Why Are My Monstera Leaves Turning Yellow and Brown?

This is a classic sign of moisture stress.

  • Overwatering: If the yellowing starts at the bottom of the plant and the leaves have dark, mushy brown spots with a yellow halo, the soil is staying far too wet.
  • Underwatering: If the leaves look slightly yellow and faded overall, and the edges are dry, crispy, and brown, the plant is severely dehydrated.
  • Natural Aging: If only one very old leaf at the very bottom of the plant turns a solid, bright yellow and drops off while the rest of the plant is pushing out huge new leaves, this is completely normal senescence (aging).

My Plant Isn’t Getting Any Splits (Fenestrations)

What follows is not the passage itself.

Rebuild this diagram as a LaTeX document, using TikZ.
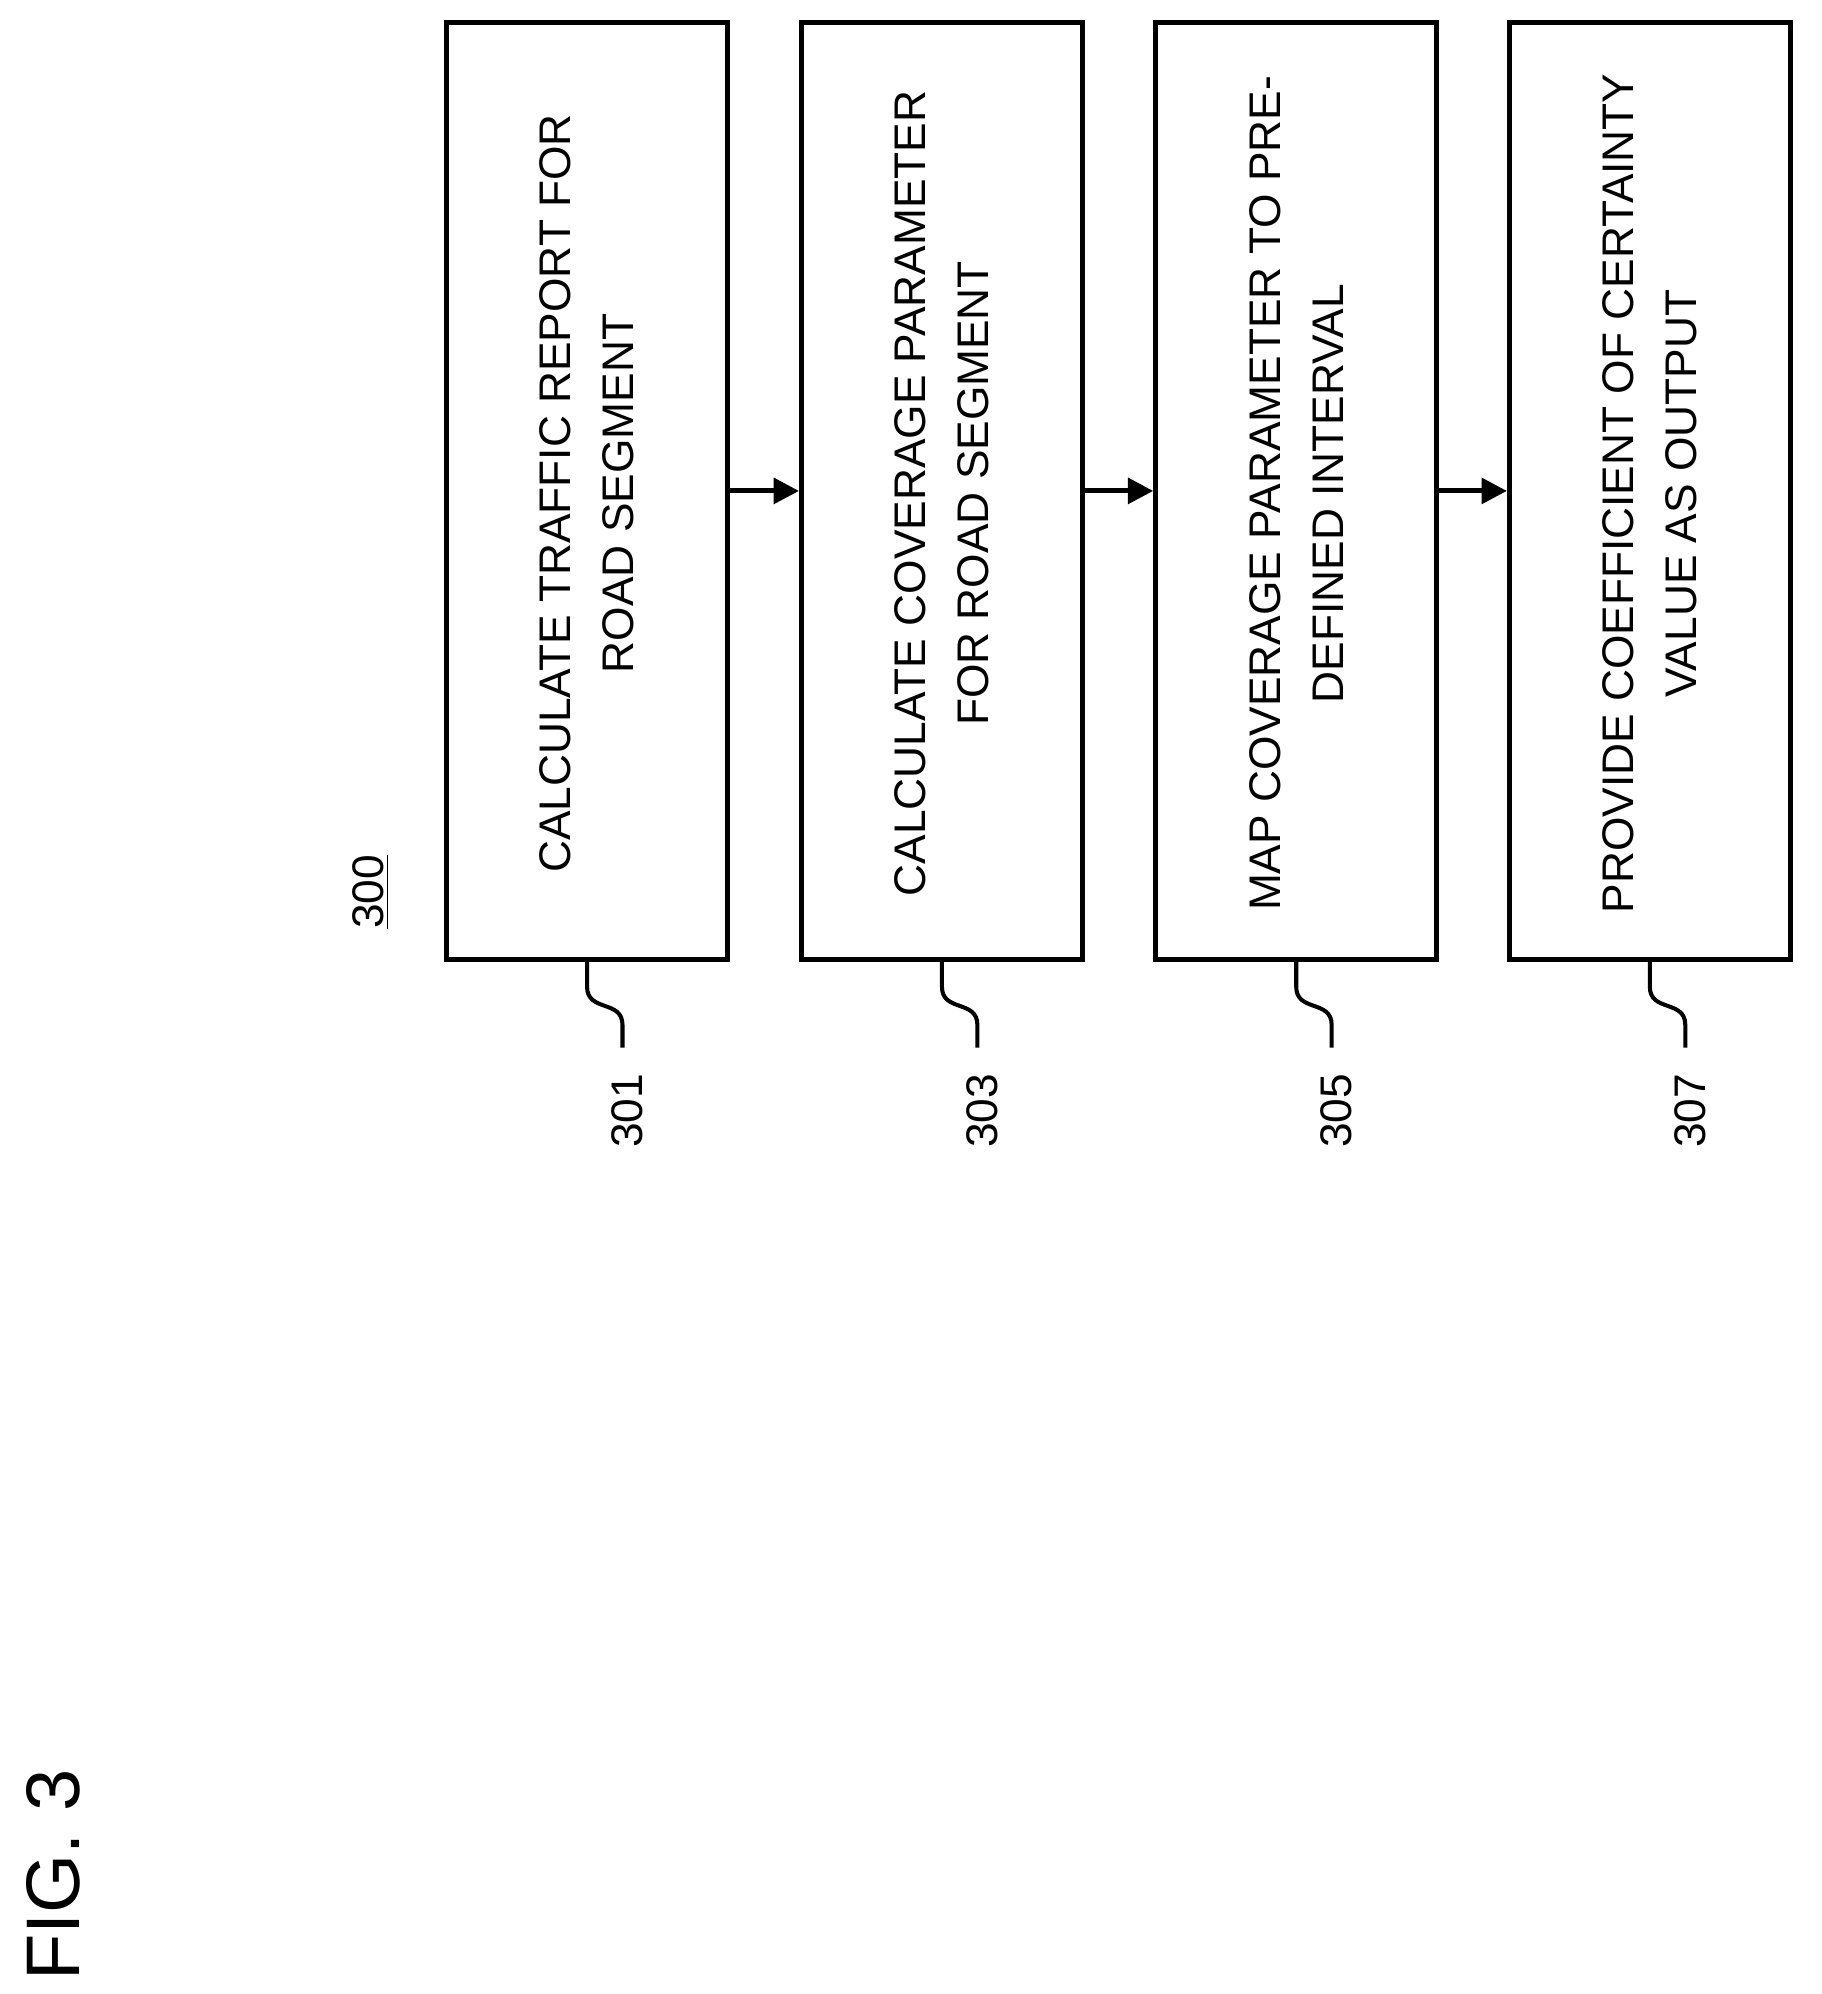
\documentclass[tikz,border=0pt]{standalone}
\usepackage{fontspec}
\setmainfont{Liberation Sans}
\usetikzlibrary{arrows.meta}
\begin{document}
\begin{tikzpicture}[x=0.5pt,y=-0.5pt,
  stepbox/.style={draw,line width=2pt,minimum width=111pt,minimum height=370pt,inner sep=0pt},
  steptext/.style={rotate=90,align=center,font=\fontsize{17.5}{25}\selectfont},
  lbl/.style={rotate=90,font=\fontsize{17.5}{21}\selectfont},
  conn/.style={line width=2pt,-{Triangle[length=10pt,width=10pt]}},
  squig/.style={line width=1.6pt}]
\useasboundingbox (0,0) rectangle (1440,1576);
\foreach \i/\x/\t/\n in {1/464/{CALCULATE TRAFFIC REPORT FOR\\ROAD SEGMENT}/301,
  2/744.5/{CALCULATE COVERAGE PARAMETER\\FOR ROAD SEGMENT}/303,
  3/1024.5/{MAP COVERAGE PARAMETER TO PRE-\\DEFINED INTERVAL}/305,
  4/1304/{PROVIDE COEFFICIENT OF CERTAINTY\\VALUE AS OUTPUT}/307}{
  \node[stepbox] (b\i) at (\x,388) {};
  \node[steptext] (t\i) at (\x,390) {\t};
  \coordinate (s\i) at (\x+28,828);
  \node[lbl] (l\i) at (\x+32,878) {\n};
  \draw[squig] (b\i.south) .. controls ++(0,0.001) and ++(0,0) .. (\x,780) .. controls (\x,800) and (\x+28,790) .. (\x+28,810) -- (s\i);
}
\draw[conn] (b1.east) -- (b2.west);
\draw[conn] (b2.east) -- (b3.west);
\draw[conn] (b3.east) -- (b4.west);
\node[lbl] (n300) at (293,705) {\underline{300}};
\node[rotate=90,font=\fontsize{30}{36}\selectfont] (fig) at (42,1482) {FIG. 3};
\end{tikzpicture}
\end{document}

Patience is key! Juvenile Monsteras naturally produce solid, heart-shaped leaves for the first year or two of their life. If you have an older plant that suddenly stops producing split leaves, it is begging for more sunlight. Move it closer to a window. Providing a moss pole for it to climb also hormonally triggers the plant to mature and produce larger, fenestrated foliage.

Drooping Leaves

If your plant looks sad and wilted, check the soil. If it is bone dry, a thorough watering will perk it right up. If the soil is soaking wet and it’s still drooping, you are likely dealing with root rot.